Recorded information:
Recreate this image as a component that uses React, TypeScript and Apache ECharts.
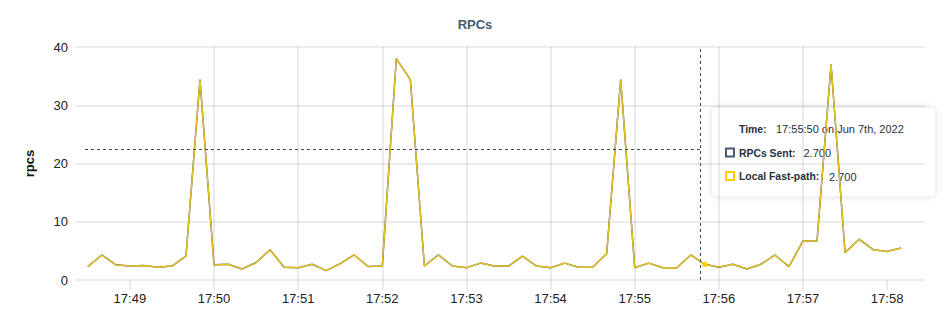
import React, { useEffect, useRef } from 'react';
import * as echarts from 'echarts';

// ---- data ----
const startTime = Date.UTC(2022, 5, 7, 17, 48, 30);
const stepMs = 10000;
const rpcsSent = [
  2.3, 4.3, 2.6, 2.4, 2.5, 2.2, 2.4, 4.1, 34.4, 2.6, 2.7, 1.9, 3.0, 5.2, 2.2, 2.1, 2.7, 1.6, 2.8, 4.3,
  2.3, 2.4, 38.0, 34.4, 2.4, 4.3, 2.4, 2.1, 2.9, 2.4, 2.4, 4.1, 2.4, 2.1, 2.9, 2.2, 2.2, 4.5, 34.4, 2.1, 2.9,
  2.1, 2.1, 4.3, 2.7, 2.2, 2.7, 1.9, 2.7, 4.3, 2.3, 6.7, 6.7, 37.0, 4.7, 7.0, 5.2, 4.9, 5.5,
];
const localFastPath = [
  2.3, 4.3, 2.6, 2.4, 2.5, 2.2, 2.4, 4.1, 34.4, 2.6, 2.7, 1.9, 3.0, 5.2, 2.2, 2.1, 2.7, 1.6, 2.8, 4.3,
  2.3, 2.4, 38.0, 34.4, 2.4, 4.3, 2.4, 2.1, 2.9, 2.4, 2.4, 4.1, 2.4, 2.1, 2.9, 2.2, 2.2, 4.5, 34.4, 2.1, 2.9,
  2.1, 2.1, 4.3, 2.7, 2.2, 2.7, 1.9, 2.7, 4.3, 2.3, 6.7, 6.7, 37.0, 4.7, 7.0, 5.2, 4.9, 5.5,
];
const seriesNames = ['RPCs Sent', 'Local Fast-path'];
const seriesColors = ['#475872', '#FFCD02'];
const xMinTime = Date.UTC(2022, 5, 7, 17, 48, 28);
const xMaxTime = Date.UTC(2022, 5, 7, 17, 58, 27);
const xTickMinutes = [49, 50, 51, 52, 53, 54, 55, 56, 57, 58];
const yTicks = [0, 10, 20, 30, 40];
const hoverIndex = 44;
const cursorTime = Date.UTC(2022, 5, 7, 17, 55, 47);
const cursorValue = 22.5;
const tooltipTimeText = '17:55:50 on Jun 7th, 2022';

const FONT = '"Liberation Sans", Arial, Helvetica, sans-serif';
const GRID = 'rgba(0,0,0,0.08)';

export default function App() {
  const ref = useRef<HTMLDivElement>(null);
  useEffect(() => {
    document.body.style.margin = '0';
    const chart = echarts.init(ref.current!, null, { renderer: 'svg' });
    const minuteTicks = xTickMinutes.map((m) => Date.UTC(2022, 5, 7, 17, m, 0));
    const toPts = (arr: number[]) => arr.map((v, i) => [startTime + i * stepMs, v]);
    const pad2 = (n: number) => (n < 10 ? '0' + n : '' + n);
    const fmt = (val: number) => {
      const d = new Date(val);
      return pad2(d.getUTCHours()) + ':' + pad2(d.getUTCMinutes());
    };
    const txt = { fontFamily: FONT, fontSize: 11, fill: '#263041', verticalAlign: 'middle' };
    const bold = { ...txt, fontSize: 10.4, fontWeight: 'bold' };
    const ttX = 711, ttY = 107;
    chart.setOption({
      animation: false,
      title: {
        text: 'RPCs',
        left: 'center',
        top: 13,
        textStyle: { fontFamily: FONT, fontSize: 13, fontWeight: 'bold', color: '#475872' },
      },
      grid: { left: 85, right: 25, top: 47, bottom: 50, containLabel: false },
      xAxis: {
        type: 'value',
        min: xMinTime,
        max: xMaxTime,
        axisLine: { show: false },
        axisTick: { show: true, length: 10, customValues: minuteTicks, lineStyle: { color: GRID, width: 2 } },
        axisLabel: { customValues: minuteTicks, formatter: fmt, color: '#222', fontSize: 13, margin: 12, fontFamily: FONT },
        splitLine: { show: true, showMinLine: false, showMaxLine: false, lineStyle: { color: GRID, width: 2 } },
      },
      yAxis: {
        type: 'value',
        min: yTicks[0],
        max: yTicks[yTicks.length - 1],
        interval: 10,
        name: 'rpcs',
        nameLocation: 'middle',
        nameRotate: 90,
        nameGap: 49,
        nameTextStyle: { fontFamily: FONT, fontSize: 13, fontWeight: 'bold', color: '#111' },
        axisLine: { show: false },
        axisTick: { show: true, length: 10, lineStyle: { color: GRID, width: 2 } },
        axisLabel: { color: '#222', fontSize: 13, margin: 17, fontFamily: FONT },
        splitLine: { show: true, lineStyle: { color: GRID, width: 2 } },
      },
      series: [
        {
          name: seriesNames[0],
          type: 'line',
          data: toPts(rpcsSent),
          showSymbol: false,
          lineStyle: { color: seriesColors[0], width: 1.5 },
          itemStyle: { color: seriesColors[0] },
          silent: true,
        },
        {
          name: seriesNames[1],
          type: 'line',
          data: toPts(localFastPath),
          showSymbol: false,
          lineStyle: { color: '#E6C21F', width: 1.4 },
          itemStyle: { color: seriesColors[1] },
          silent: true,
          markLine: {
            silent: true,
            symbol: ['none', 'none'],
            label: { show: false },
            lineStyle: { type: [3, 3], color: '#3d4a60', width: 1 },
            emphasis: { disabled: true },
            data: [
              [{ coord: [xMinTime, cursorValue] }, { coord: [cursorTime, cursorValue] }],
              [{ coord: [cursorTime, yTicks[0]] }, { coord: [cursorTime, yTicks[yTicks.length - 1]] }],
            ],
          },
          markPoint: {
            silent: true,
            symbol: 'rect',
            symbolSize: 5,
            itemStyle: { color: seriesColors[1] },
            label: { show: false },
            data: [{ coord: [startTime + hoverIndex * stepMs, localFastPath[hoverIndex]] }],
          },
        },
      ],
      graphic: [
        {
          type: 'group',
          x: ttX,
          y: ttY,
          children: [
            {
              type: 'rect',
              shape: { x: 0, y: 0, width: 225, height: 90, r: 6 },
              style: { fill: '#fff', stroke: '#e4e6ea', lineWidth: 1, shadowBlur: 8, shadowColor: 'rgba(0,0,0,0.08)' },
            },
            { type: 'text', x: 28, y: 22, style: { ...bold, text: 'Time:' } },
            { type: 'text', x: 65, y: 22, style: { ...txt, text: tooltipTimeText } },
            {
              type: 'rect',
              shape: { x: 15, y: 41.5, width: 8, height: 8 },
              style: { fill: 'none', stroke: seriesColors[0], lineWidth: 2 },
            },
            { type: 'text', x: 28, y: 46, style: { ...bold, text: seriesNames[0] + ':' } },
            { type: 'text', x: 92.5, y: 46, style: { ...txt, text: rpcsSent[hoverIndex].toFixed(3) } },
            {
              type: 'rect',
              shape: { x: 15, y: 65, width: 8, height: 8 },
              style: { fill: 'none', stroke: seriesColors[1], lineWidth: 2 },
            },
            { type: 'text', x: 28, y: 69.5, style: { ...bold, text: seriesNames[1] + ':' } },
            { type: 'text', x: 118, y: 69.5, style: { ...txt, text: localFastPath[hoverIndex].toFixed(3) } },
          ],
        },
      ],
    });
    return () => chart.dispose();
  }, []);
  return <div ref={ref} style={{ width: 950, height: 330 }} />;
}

Your goal: Locate all lines in the listing above with the word "React". Copy them.

Problem solution:
Recreate this image as a component that uses React, TypeScript and Apache ECharts.
import React, { useEffect, useRef } from 'react';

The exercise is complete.